If they're good enough for your to ride the season out with, why would you be an ass and send them back afterwards?


----------



## jyuen (Dec 16, 2007)

Milo303 said:


> If they're good enough for your to ride the season out with, why would you be an ass and send them back afterwards?


How does that make me an ass? sending my boots back now would effectively end my season. I'm not gonna go out and buy another pair of $300 nike boots while I wait for nike to validate the integrity of my boot. A popped zoom air pocket doesn't mean that the boot fell apart. it will still get me down the hill. I didn't pay $300+ for brand new nike boots to have the zoom air pop in them. warranty departments exist for a reason.

All I was asking was if anyone had any experience with Nike's warranty department.

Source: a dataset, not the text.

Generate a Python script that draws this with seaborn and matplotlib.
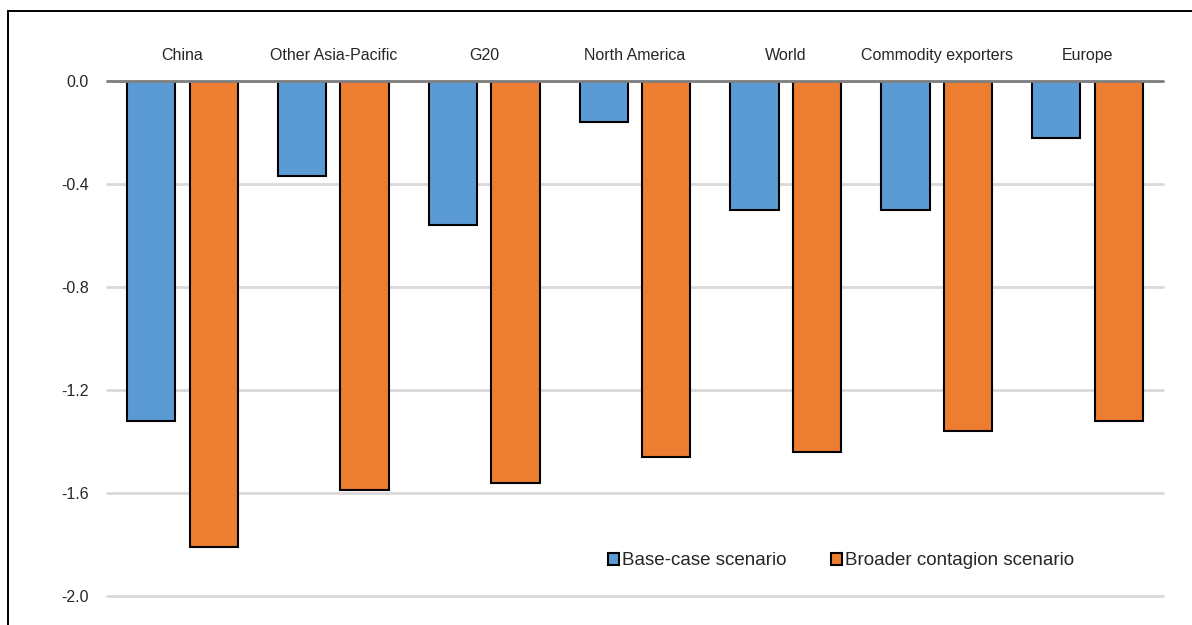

Obviously, you don't so why reply to this thread?


----------



## Before2Day (Feb 14, 2011)

I don't. But I contacted Nike via email and received info that I'd only be entitled to a 350 product voucher for my kaijus. But wait, that voucher is only good at Nike retail stores or Nike.com. Interestingly enough, you can't purchase Nike snow through either. So I kept em and eventually traded for some brand new zoom af1's and couldn't be more stoked. I'd call if I were you. GL


----------



## Unowned (Feb 5, 2011)

Milo303 said:


> If they're good enough for your to ride the season out with, why would you be an ass and send them back afterwards?


cuz most people dont have a backup pair of boots?


----------



## jyuen (Dec 16, 2007)

Before2Day said:


> I don't. But I contacted Nike via email and received info that I'd only be entitled to a 350 product voucher for my kaijus. But wait, that voucher is only good at Nike retail stores or Nike.com. Interestingly enough, you can't purchase Nike snow through either. So I kept em and eventually traded for some brand new zoom af1's and couldn't be more stoked. I'd call if I were you. GL


ohh really? crapp.... thanks i'll try emailing them to see what's up. maybe i can sell my 350 nike voucher for $300 in craigslist or something >.<


----------



## d15 (Jan 12, 2012)

jyuen said:


> ohh really? crapp.... thanks i'll try emailing them to see what's up. maybe i can sell my 350 nike voucher for $300 in craigslist or something >.<


Fuck you..


----------



## jyuen (Dec 16, 2007)

d15 said:


> Fuck you..


?...........


----------



## ThunderChunky (Oct 1, 2011)

Yea, fuck you.


----------



## jyuen (Dec 16, 2007)

*sigh*

10char


----------



## Before2Day (Feb 14, 2011)

Dude i'd call. Email will probably only get you the same response I did. Just ask to speak with Nike snowboarding in specific. GL and let me know how it went


----------



## mmont16 (Jan 31, 2012)

Fuck what those guys say. Nike makes enough money, wear that shit out and send it back. I don't know if they'll honor the warranty, but they should. I didn't even know Nike shoes had warranties.


----------